Roberts asked Stewart if the government could prohibit a corporation from publishing a 500-page book that said at the end people should “vote for X.” Stewart said such a book could in fact be prohibited under federal election law because it was “express advocacy.” Then Roberts said he wanted to know what the administration’s position was on the constitutionality of that provision.

“Yes, our position would be that the corporation could be required to use PAC funds rather than general treasury funds [to publish the book],” said Stewart.

“And if they didn’t, you could ban it?” asked Roberts.

“If they didn't, we could prohibit the publication of the book using the corporate treasury funds,” said Stewart.
 
When the court heard oral arguments in the case again on Sept. 9, 2009, Kagan personally made the case for the administration. Justice Ruth Bader Ginsburg asked Kagan if the administration stood by its position that the government could ban books.

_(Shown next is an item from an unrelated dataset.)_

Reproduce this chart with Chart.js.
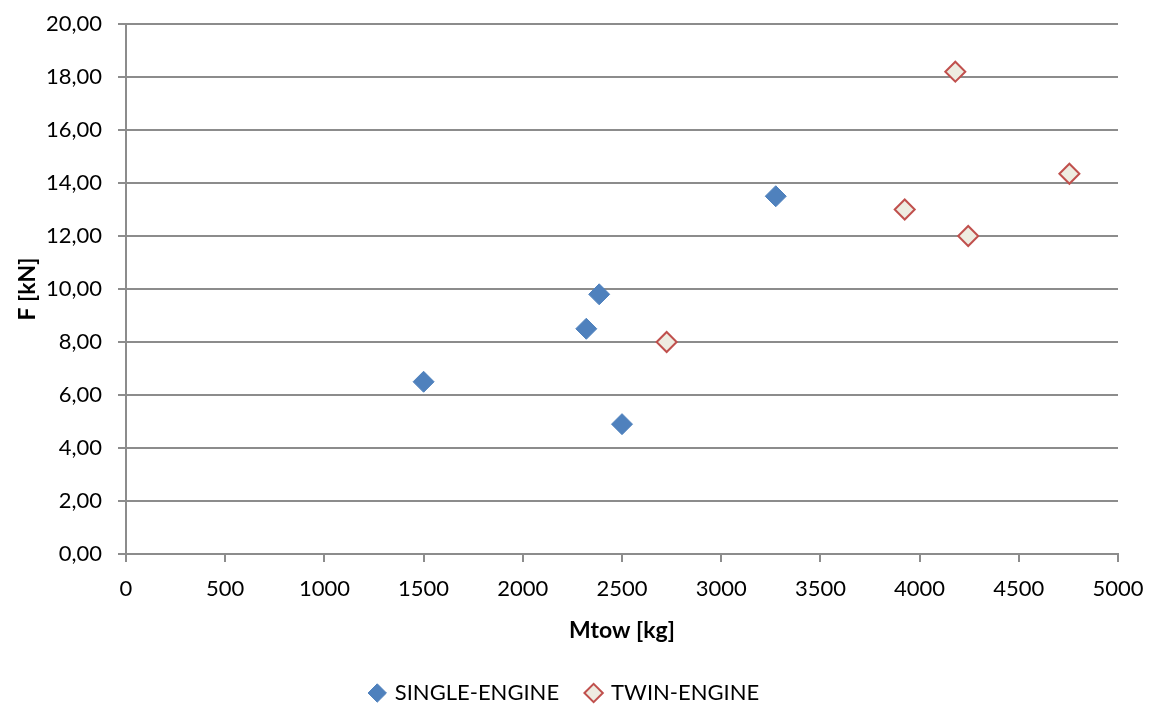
<!DOCTYPE html>
<html>
<head>
<meta charset="utf-8">
<script src="https://cdn.jsdelivr.net/npm/chart.js@4"></script>
<style>
  html, body { margin: 0; padding: 0; background: #fff; }
  #wrap { width: 1159px; height: 711px; }
</style>
</head>
<body>
<div id="wrap"><canvas id="chart" width="1159" height="711"></canvas></div>
<script>
// Series values
const singleMtow = [1500, 2320, 2385, 2500, 3275];
const singleForce = [6.5, 8.5, 9.8, 4.9, 13.5];
const twinMtow = [2725, 3925, 4180, 4245, 4755];
const twinForce = [8.0, 13.0, 18.2, 12.0, 14.35];
const seriesNames = ['SINGLE-ENGINE', 'TWIN-ENGINE'];

const toPoints = (xs, ys) => xs.map((x, i) => ({ x: x, y: ys[i] }));
const font = 'Lato, "Open Sans", sans-serif';

new Chart(document.getElementById('chart').getContext('2d'), {
  type: 'scatter',
  data: {
    datasets: [{
      label: seriesNames[0],
      data: toPoints(singleMtow, singleForce),
      pointStyle: 'rectRot',
      pointRadius: 10.5,
      pointHoverRadius: 10.5,
      backgroundColor: '#4F81BD',
      borderColor: '#4F81BD',
      borderWidth: 1
    }, {
      label: seriesNames[1],
      data: toPoints(twinMtow, twinForce),
      pointStyle: 'rectRot',
      pointRadius: 10,
      pointHoverRadius: 10,
      backgroundColor: '#EEECE1',
      borderColor: '#C0504D',
      borderWidth: 2
    }]
  },
  options: {
    responsive: false,
    animation: false,
    layout: { padding: { left: 12, right: 41, top: 24, bottom: -3 } },
    plugins: {
      tooltip: { enabled: false },
      legend: {
        position: 'bottom',
        labels: {
          usePointStyle: true,
          boxWidth: 13,
          boxHeight: 13,
          padding: 28,
          color: '#000',
          font: { family: font, size: 22 }
        }
      }
    },
    scales: {
      x: {
        type: 'linear',
        min: 0,
        max: 5000,
        ticks: {
          stepSize: 500,
          color: '#000',
          padding: 14,
          font: { family: font, size: 22 },
          callback: v => String(v)
        },
        grid: { drawOnChartArea: false, color: '#8c8c8c', lineWidth: 2, tickLength: 8 },
        border: { color: '#8c8c8c', width: 2 },
        title: {
          display: true,
          text: 'Mtow [kg]',
          color: '#000',
          font: { family: font, size: 23, weight: 'bold' },
          padding: { top: 4, bottom: 10 }
        },
        afterFit: s => { s.height = 100; }
      },
      y: {
        min: 0,
        max: 20,
        ticks: {
          stepSize: 2,
          color: '#000',
          padding: 16,
          font: { family: font, size: 22 },
          callback: v => v.toFixed(2).replace('.', ',')
        },
        grid: { color: '#8c8c8c', lineWidth: 2, tickLength: 8 },
        border: { color: '#8c8c8c', width: 2 },
        title: {
          display: true,
          text: 'F [kN]',
          color: '#000',
          font: { family: font, size: 23, weight: 'bold' },
          padding: { top: 2, bottom: 0 }
        },
        afterFit: s => { s.width = 114; s.paddingTop = 0; }
      }
    }
  }
});
</script>
</body>
</html>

“May I ask you one question that was highlighted in the prior argument, and that was if Congress could say no TV and radio ads, could it also say no newspaper ads, no campaign biographies?” asked Ginsburg. “Last time the answer was, yes, Congress could, but it didn't. Is that--is that still the government's answer?”

Kagan told Ginsburg that the administration had changed its position. It now believed that although the law itself allowed the government to ban corporations from publishing books, it believed that if the government actually tried to do so a litigant would have a good case challenging that prohibition in court.

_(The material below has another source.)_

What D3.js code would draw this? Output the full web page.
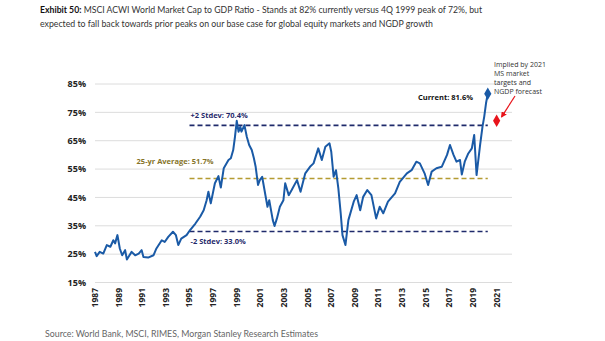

“The government's answer has changed, Justice Ginsburg,” said Kagan. “It is still true that BCRA [section] 203, which is the only statute involved in this case, does not apply to books or anything other than broadcast. 441b does, on its face, apply to other media. And we took what the Court--what the Court's--the Court's own reaction to some of those other hypotheticals very seriously. We went back, we considered the matter carefully, and the government's view is that although 441b does cover full-length books, that there would be quite good as-applied challenge to any attempt to apply 441b in that context."

Chief Justice Roberts, however, wanted to pin Kagan down on how far she believed the government could go in banning speech by corporations. He specifically asked her if the government could ban a pamphlet published by a corporation. She indicated the government could do that.

“If you say that you are not going to apply it to a book, what about a pamphlet?” asked Roberts.

“I think a pamphlet would be different,” said Kagan. “A pamphlet is pretty classic electioneering, so there is no attempt to say that 441b only applies to video and not to print.”



When President Obama announced Monday that he was nominating Kagan to the Court, he said that the Citizens United case was the first that she had argued before the court as solicitor general, and her decision to do so had been indicator of her “commitment to protect our fundamental rights.”

“I think it says a great deal about her commitment to protect our fundamental rights, because in a democracy, powerful interests must not be allowed to drown out the voices of ordinary citizens,” said Obama.